The crisis of the American political system cannot, however, be understood as simply a national phenomenon. It is a concentrated expression of an international crisis. To a greater or lesser extent, every bourgeois government on the planet evinces the same retrograde tendencies. One of the most salient features of recent events is the alacrity with which capitalist governments on every continent have followed Washington’s lead in laying siege to democratic principles and traditions. Over the past several months, Canada, Britain, France, Germany, Italy, Australia—to name a few of the industrialized countries—have all passed laws or enacted measures undermining civil liberties and expanding the police powers of the state.
The speed and ease with which governments—whether social democratic or conservative—have dispensed with long-standing democratic safeguards, and the lack of any significant opposition from nominally liberal or “left” representatives of the political establishment and intelligentsia, testify to the profound erosion of bourgeois democratic institutions on a world scale. Underlying the collapse of bourgeois democracy is another phenomenon of contemporary capitalism—the unprecedented growth of social inequality.

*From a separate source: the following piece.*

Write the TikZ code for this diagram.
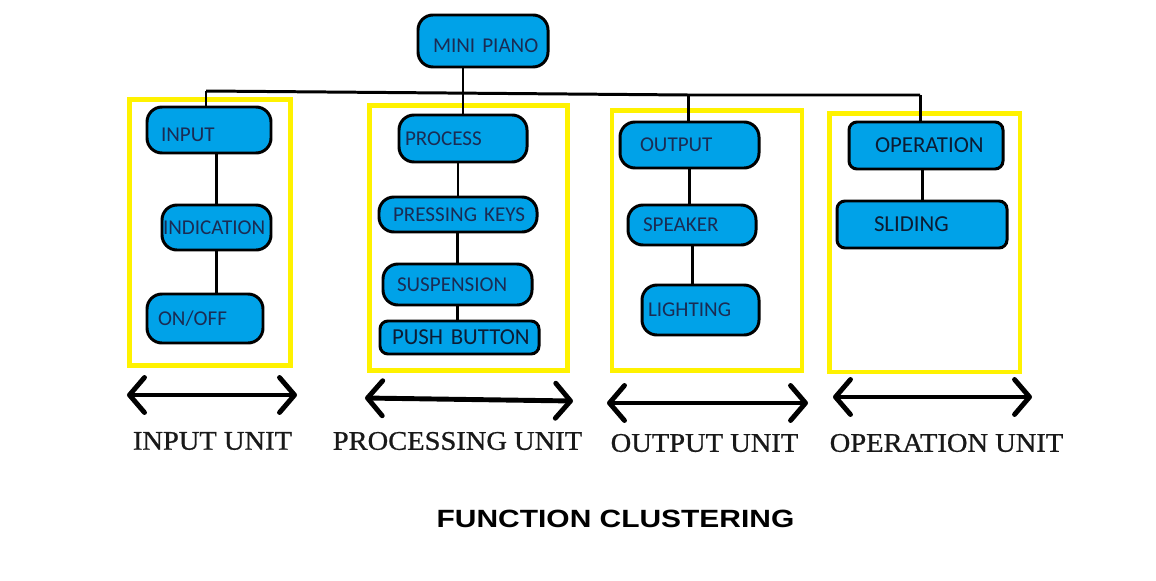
\documentclass[tikz,border=0pt]{standalone}
\usepackage{fontspec}
\setmainfont{Liberation Serif}
\newfontfamily\boxfont{Carlito}
\newfontfamily\headfont{Liberation Sans}
\newfontfamily\unitfont{Liberation Serif}[FakeBold=0.8]
\usepackage{tikz}
\usetikzlibrary{arrows.meta}
\definecolor{paintblue}{RGB}{0,162,232}
\definecolor{paintyellow}{RGB}{255,242,0}
\definecolor{navy}{RGB}{26,44,84}
\definecolor{deepnavy}{RGB}{12,28,52}
\tikzset{
  blk/.style 2 args={
    draw=black, line width=1.7pt, fill=paintblue, rounded corners=3mm,
    text width=#1, inner xsep=#2, inner ysep=0pt, align=left,
    text=navy, font=\boxfont\fontsize{12}{14}\selectfont
  }}
\tikzset{
  bigblk/.style={rounded corners=1.6mm, text=deepnavy, font=\boxfont\fontsize{13}{15}\selectfont}}
\tikzset{
  lowtext/.style={text height=13pt, text depth=0pt}}
\tikzset{
  cluster/.style={draw=paintyellow, line width=2.8pt}}
\tikzset{
  link/.style={draw=black, line width=1.7pt}}
\tikzset{
  span/.style={
    {Straight Barb[round,length=3mm,width=7mm]}-{Straight Barb[round,length=3mm,width=7mm]},
    line width=2.8pt, line cap=round}}
\tikzset{
  unitlabel/.style={inner sep=0pt, xscale=1.06, text=black!90, font=\unitfont\fontsize{15.3}{18}\selectfont}}
\tikzset{
  headlabel/.style={inner sep=0pt, xscale=1.2, text=black, font=\headfont\bfseries\fontsize{14.2}{17}\selectfont}}

\begin{document}
\begin{tikzpicture}[x=0.2mm,y=-0.2mm]
    \useasboundingbox (0,0) rectangle (1156,581);
    \begin{scope}
    \draw[cluster] (129.5,99.5) rectangle (290.5,365.5);
    \draw[cluster] (369.5,105.5) rectangle (567.5,370.5);
    \draw[cluster] (612,110.5) rectangle (802,370.5);
    \draw[cluster] (829.5,113.5) rectangle (1020,372);
    \end{scope}
    % top of the tree
    \node[blk={20mm}{3mm}, minimum height=10.4mm, lowtext] (piano) at (483,41) {\mbox{MINI PIANO}};
    % input unit
    \node[blk={19.2mm}{2.8mm}, minimum height=9.2mm, lowtext] (input) at (209,130) {INPUT};
    \node[blk={21.4mm}{0.2mm}, minimum height=9mm] (indication) at (216.5,227.5) {INDICATION};
    \node[blk={18.8mm}{2.2mm}, minimum height=9.8mm] (onoff) at (205,318.5) {ON/OFF};
    % processing unit
    \node[blk={23.2mm}{1.2mm}, minimum height=9.4mm] (process) at (463,138.5) {PROCESS};
    \node[blk={26mm}{2.8mm}, minimum height=7mm] (keys) at (458,214.5) {\mbox{PRESSING KEYS}};
    \node[blk={24.2mm}{2.8mm}, minimum height=8.2mm] (suspension) at (457.5,284.5) {SUSPENSION};
    \node[blk={27mm}{2.4mm}, minimum height=6.6mm, bigblk] (button) at (459.5,337.5) {\mbox{PUSH BUTTON}};
    % output unit
    \node[blk={19.8mm}{4mm}, minimum height=9.2mm] (output) at (689.5,145) {OUTPUT};
    \node[blk={19.6mm}{3mm}, minimum height=8mm] (speaker) at (692,225) {SPEAKER};
    \node[blk={21mm}{1.2mm}, minimum height=10mm] (lighting) at (700.5,310) {LIGHTING};
    % operation unit
    \node[blk={20.4mm}{5.2mm}, minimum height=9.4mm, bigblk] (operation) at (926,145.5) {OPERATION};
    \node[blk={19.2mm}{7.4mm}, minimum height=9.4mm, bigblk] (sliding) at (922,224.5) {SLIDING};
    % bus
    \coordinate (busin) at (206,91);
    \coordinate (busout) at (688,95);
    \coordinate (busop) at (920,95);
    \draw[link] (busin) -- (busout) -- (busop);
    \draw[link] (busin) -- (busin |- input.north);
    \draw[link] (busout) -- (busout |- output.north);
    \draw[link] (busop) -- (busop |- operation.north);
    \draw[link] (piano.south -| process.north) -- (process.north);
    % inside the clusters
    \draw[link] (input.south -| indication.north) -- (indication.north);
    \draw[link] (indication.south) -- (indication.south |- onoff.north);
    \draw[link] (process.south -| keys.north) -- (keys.north);
    \draw[link] (keys.south -| suspension.north) -- (suspension.north);
    \draw[link] (suspension.south) -- (suspension.south |- button.north);
    \draw[link] (output.south) -- (output.south |- speaker.north);
    \draw[link] (speaker.south) -- (speaker.south |- lighting.north);
    \draw[link] (operation.south -| sliding.north) -- (sliding.north);
    % spans
    \coordinate (inL) at (127,395);
    \coordinate (inR) at (297,395);
    \coordinate (procL) at (365,398);
    \coordinate (procR) at (573,401);
    \coordinate (outL) at (607,403);
    \coordinate (outR) at (808,403);
    \coordinate (opL) at (833,397);
    \coordinate (opR) at (1032,397);
    \draw[span] (inL) -- (inR);
    \draw[span] (procL) -- (procR);
    \draw[span] (outL) -- (outR);
    \draw[span] (opL) -- (opR);
    \node[unitlabel] (inlab) at (212.5,441) {INPUT UNIT};
    \node[unitlabel] (proclab) at (457.5,441) {PROCESSING UNIT};
    \node[unitlabel] (outlab) at (704.5,443) {OUTPUT UNIT};
    \node[unitlabel] (oplab) at (946.5,443) {OPERATION UNIT};
    \node[headlabel] (title) at (615.5,519) {FUNCTION CLUSTERING};
\end{tikzpicture}
\end{document}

In all of these countries, the social divide between classes has widened dramatically and the intermediate layers that served as buffers between the two main classes have atrophied. Along with the polarization of society has come, inevitably, the breakdown of bourgeois democratic methods of rule. The traditional parties have withered as they lurched to the right and alienated themselves from the broad social layers that formerly constituted their popular base of support. More and more bourgeois governments around the world assume the form of Bonapartist regimes, resting ever more directly and openly on the police and military.
Nor is open criminality unique to the US government. One need only look at two of Bush’s closest international allies—the Sharon regime in Israel and the Berlusconi government in Italy—to see the emergence of a more general trend.
Social inequality, the attack on democracy, the growth of inter-imperialist conflicts, the eruption of militarism—these features of contemporary capitalism all point to the buildup of a crisis of historic dimensions. In many respects world politics resemble the malignant conditions that preceded the eruption of World War I.
As the foremost Marxists of that era—above all Lenin, Luxemburg and Trotsky—were able to recognize, the outbreak of imperialist war between the great powers signified not simply a human catastrophe, but also the maturation of the objective conditions for world socialist revolution.
As Trotsky so eloquently and presciently explained in 1915, the imperialist war signified the collision between world economy and the intolerably narrow confines of the nation-state system to which capitalism was wedded. Lenin, in his monumental work of 1916 on Imperialism, demonstrated theoretically that the imperialist war signified, in objective historical terms, the arrival of an epoch of wars and revolutions. On this basis he made the political, theoretical and organizational preparations for revolution in Russia, which he saw as a link in the chain of world socialist revolution. Both, in somewhat different ways, traced the collapse of the Second International and its betrayal of the working class to the objective conditions of imperialist capitalism and the crisis of the capitalist system on a world scale.
The Russian Revolution of 1917 was the practical vindication of this grand and profound historical perspective. It was, notwithstanding the ultimately tragic fate of the Soviet Union, the historical antipode to capitalist barbarism, and the beacon for future generations.
Today, when the modern-day Mensheviks see nothing but triumphant reaction, as did their predecessors nearly 90 years ago, we see the emergence once again of the objective conditions for the rebirth of the socialist working class movement, and a new offensive by the international working class. Certainly the growth in the readership and influence of the World Socialist Web Site is an objective vindication of the correctness of this perspective. We are convinced that the WSWS will play the crucial role in assembling and politically educating the leadership of a new revolutionary international movement of the working class.